*Material provided*.
•••••
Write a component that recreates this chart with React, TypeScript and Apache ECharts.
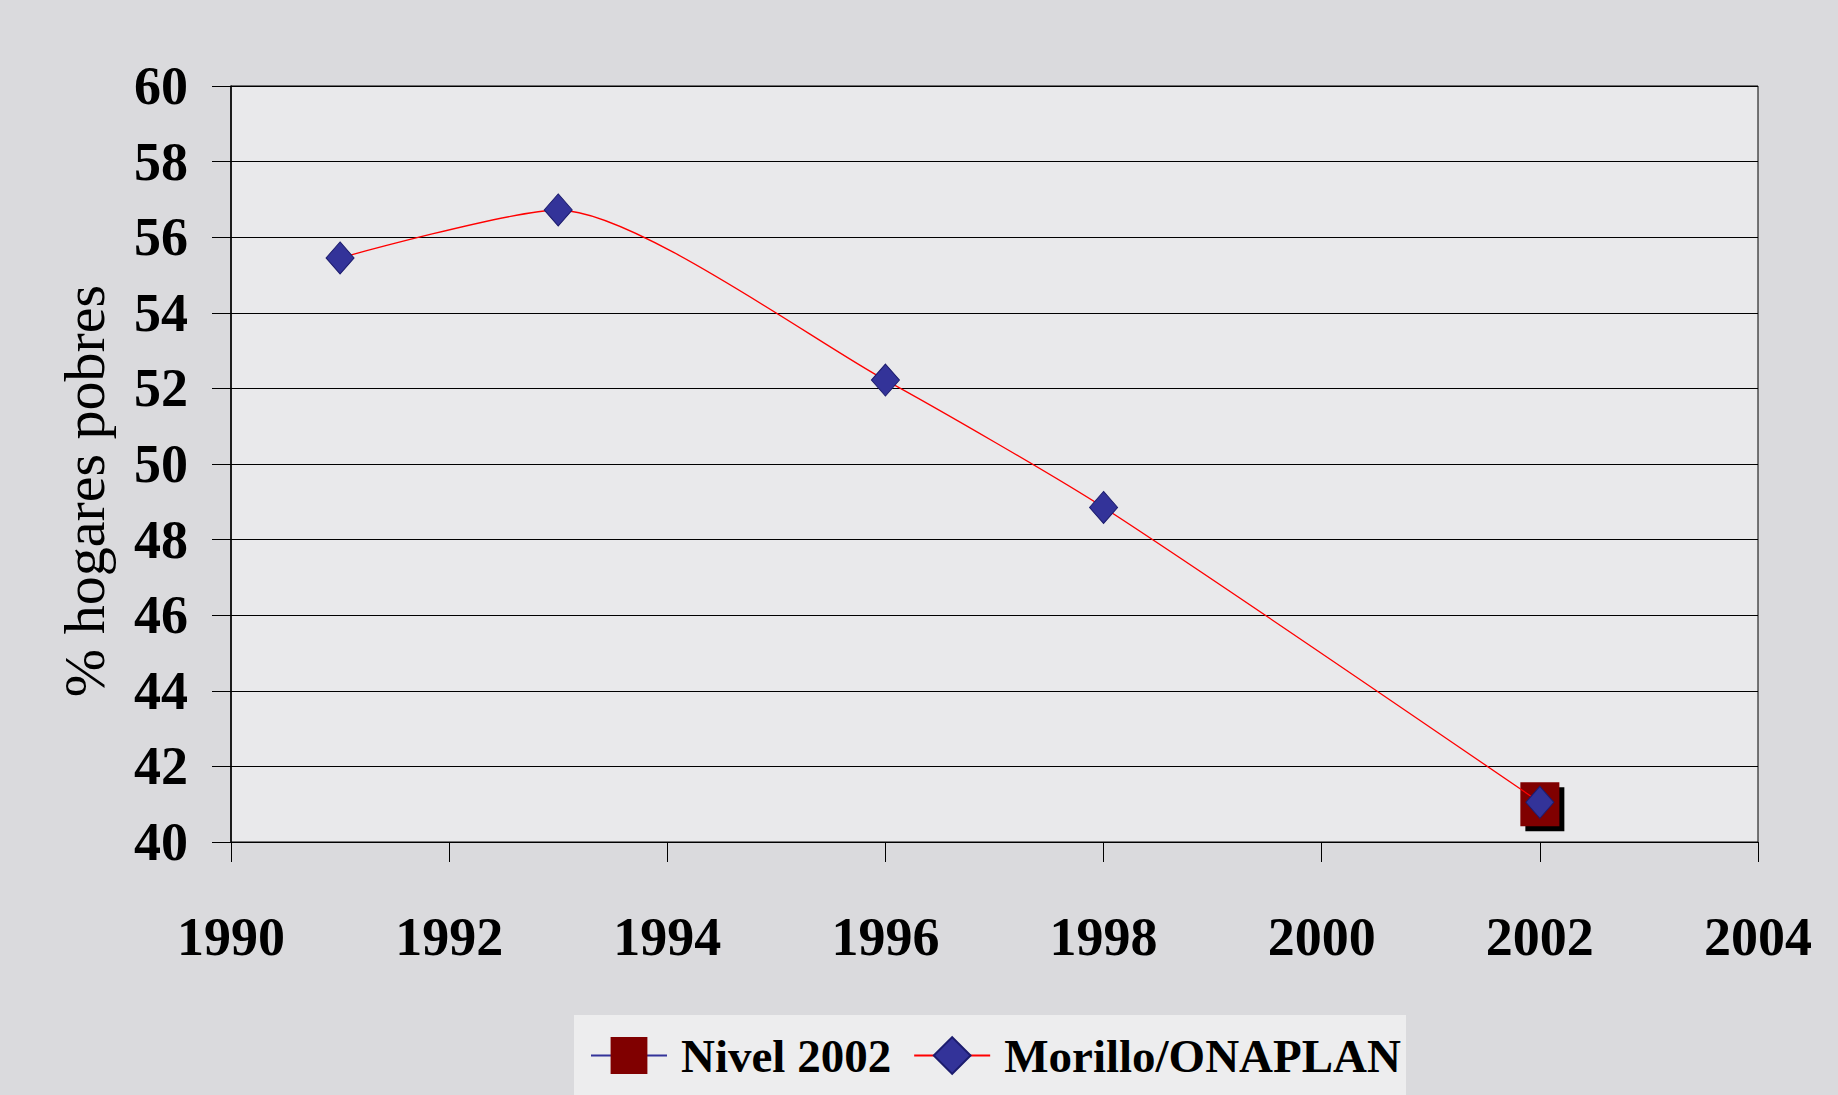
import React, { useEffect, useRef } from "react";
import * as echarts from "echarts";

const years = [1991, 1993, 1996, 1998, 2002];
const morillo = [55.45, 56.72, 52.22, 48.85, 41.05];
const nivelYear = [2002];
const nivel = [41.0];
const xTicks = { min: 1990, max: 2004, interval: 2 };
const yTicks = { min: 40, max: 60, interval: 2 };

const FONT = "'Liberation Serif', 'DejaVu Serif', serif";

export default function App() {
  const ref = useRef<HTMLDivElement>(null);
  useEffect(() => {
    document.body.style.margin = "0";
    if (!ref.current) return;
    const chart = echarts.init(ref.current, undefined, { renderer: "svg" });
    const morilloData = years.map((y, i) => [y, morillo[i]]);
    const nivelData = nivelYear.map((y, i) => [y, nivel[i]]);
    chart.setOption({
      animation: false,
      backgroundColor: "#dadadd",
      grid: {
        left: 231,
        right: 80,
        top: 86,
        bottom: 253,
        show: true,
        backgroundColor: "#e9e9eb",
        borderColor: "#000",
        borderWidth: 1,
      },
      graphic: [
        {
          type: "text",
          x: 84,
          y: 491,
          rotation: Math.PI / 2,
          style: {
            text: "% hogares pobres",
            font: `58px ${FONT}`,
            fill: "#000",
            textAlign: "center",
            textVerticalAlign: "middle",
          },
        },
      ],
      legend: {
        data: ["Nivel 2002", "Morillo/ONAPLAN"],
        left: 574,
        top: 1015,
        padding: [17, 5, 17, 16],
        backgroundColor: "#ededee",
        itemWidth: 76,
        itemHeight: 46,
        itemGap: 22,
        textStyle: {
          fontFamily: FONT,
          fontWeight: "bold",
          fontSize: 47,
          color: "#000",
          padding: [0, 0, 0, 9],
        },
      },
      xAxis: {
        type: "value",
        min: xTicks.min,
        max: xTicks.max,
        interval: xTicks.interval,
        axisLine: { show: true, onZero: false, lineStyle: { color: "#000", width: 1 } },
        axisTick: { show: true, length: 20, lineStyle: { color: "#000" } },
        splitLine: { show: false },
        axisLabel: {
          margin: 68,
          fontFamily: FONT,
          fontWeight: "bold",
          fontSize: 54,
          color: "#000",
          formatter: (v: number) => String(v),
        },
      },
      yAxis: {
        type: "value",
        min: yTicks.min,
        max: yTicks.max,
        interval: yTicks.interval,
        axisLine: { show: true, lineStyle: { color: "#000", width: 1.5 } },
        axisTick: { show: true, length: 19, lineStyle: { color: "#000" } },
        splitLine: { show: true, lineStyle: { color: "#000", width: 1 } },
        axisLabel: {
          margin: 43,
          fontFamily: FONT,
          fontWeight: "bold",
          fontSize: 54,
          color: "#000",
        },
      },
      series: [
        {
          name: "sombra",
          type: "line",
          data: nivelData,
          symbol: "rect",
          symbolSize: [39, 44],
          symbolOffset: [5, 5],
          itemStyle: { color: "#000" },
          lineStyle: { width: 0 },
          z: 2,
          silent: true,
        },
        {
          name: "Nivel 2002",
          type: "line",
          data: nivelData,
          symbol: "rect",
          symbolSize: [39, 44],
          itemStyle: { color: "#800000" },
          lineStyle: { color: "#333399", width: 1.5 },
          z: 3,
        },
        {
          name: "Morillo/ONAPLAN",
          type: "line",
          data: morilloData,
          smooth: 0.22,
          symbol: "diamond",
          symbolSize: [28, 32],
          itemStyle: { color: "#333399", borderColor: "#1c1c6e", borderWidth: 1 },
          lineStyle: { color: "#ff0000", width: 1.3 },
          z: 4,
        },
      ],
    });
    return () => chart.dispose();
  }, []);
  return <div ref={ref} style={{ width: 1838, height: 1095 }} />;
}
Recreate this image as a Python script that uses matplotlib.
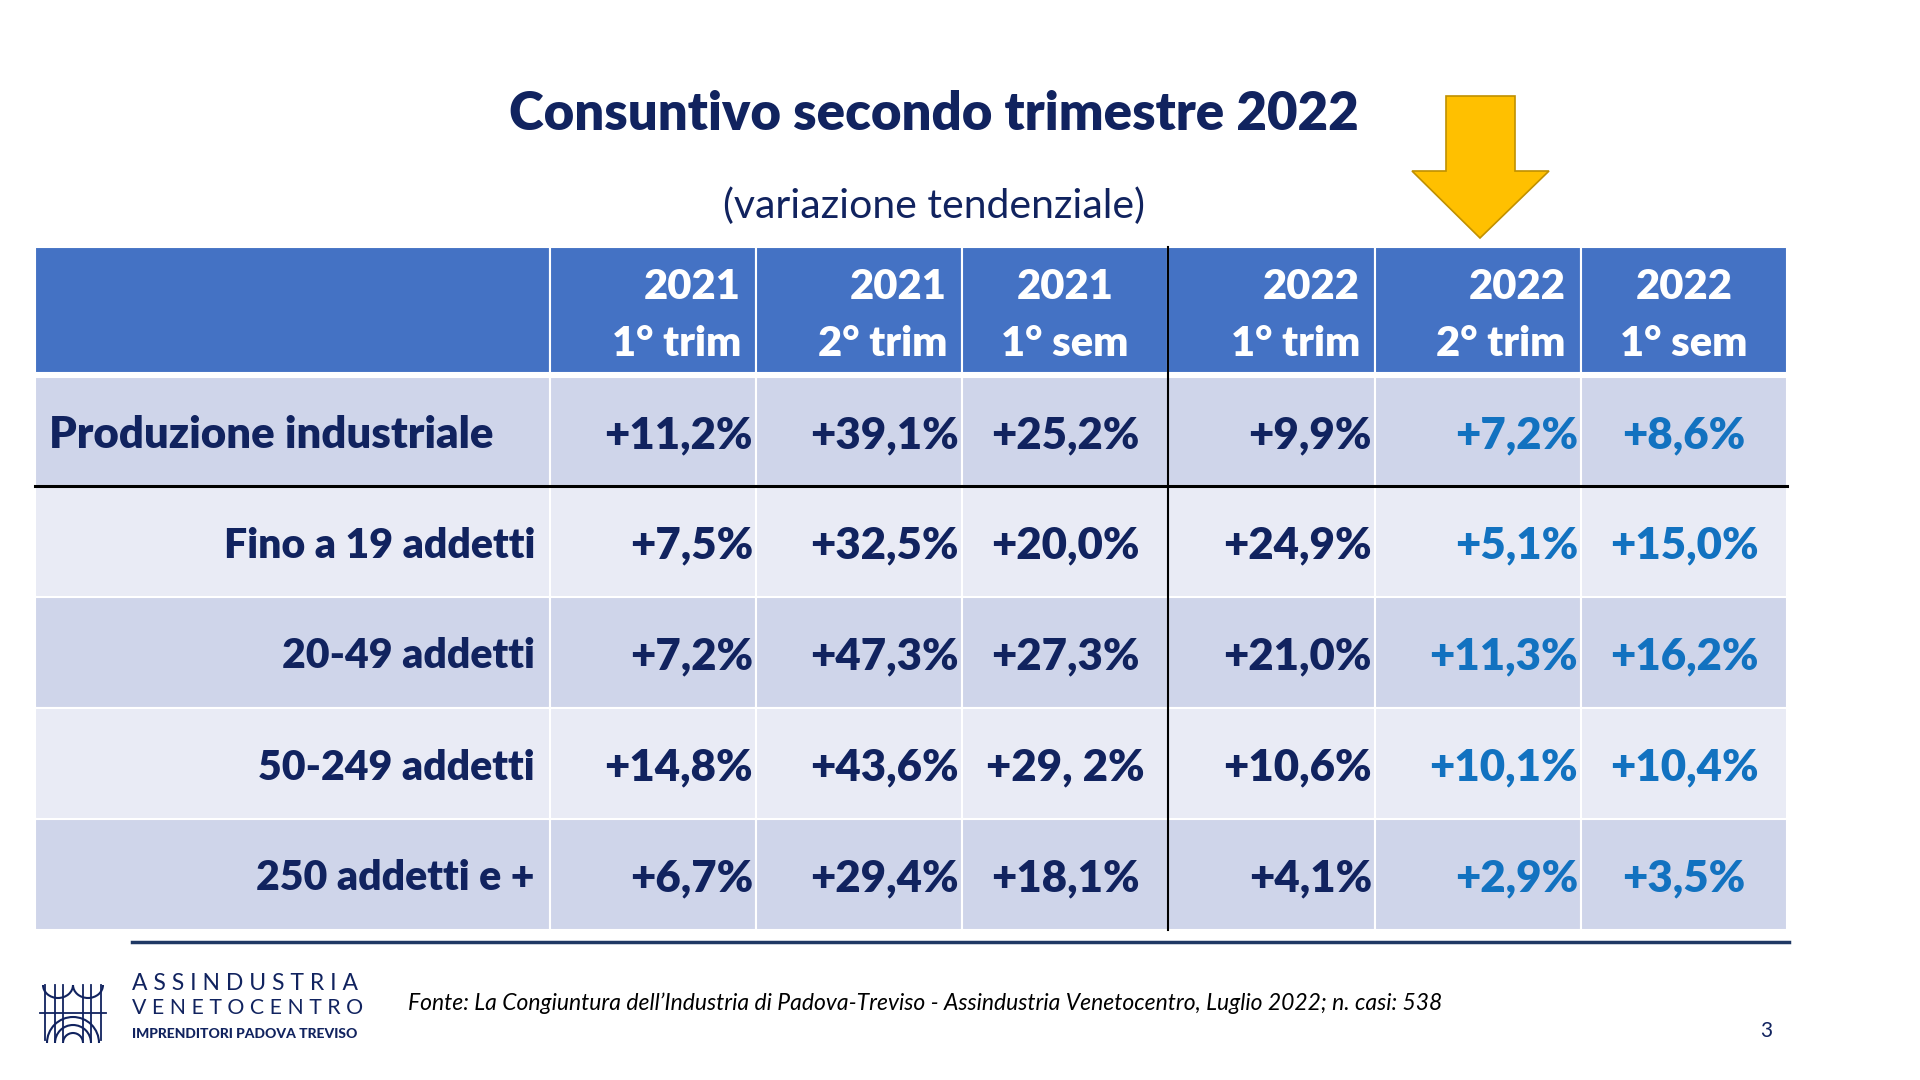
•••••
*Work to complete*. Exactly as they appear, print the lines of the listing above from its first line through the line that contains "import * as", minus the pictures.

*Response to the task*.
Write a component that recreates this chart with React, TypeScript and Apache ECharts.
import React, { useEffect, useRef } from "react";
import * as echarts from "echarts";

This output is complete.